"The rule of law seems to have broken down in Haryana. It has become the rule of men only to favour the applicants (builder). The damage caused to the Aravalli hills is irreversible," it said.
The bench ordered compensation of Rs 5 million each to those whose construction was to be demolished. It also directed the company to refund the entire investment made by people who had got land from it, along with interest at 18 per cent per annum.
The affected parties can also claim more damages from the builder and the Haryana Town and Country Planning Department if they were unsatisfied with the compensation amount fixed by the court. An appropriate legal remedy can be taken, including the filing of a civil suit, Hindustan Times reported.

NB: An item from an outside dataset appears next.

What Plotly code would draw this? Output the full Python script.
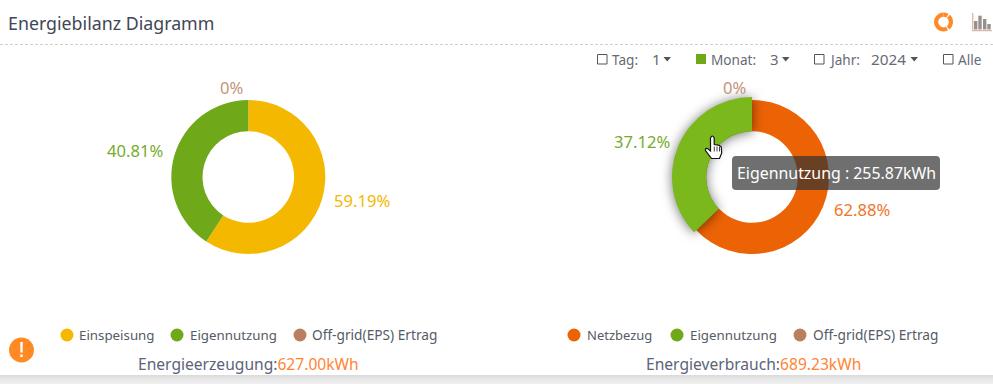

The about 30,000 acres of forest land in the Aravallis in Gurugram and Faridabad is currently notified under the Punjab Land Preservation Act (PLPA).
The court said it had no doubt that Kant Enclave "is a forest or is a forest land" and absolutely no construction activity could have been permitted on it with effect from August 18, 1992, PTI reported.
Applying the polluter pays principle, the court gave a month's time to R Kant and Company to deposit Rs 50 million in the Aravalli Rehabilitation Fund to restore the forest land, The Indian Express said.
“This amount should be deposited within one month and in any case on or before October 31, 2018," the bench said.
Haryana's chief secretary was asked to comply with Tuesday's judgement by December 31, 2018. The court will, however, hear the matter again in the middle of November to ensure compliance.
A total of about 1,600 plots were carved out and 33 multi-storey houses were constructed by R Kant & Company in Kant Enclave.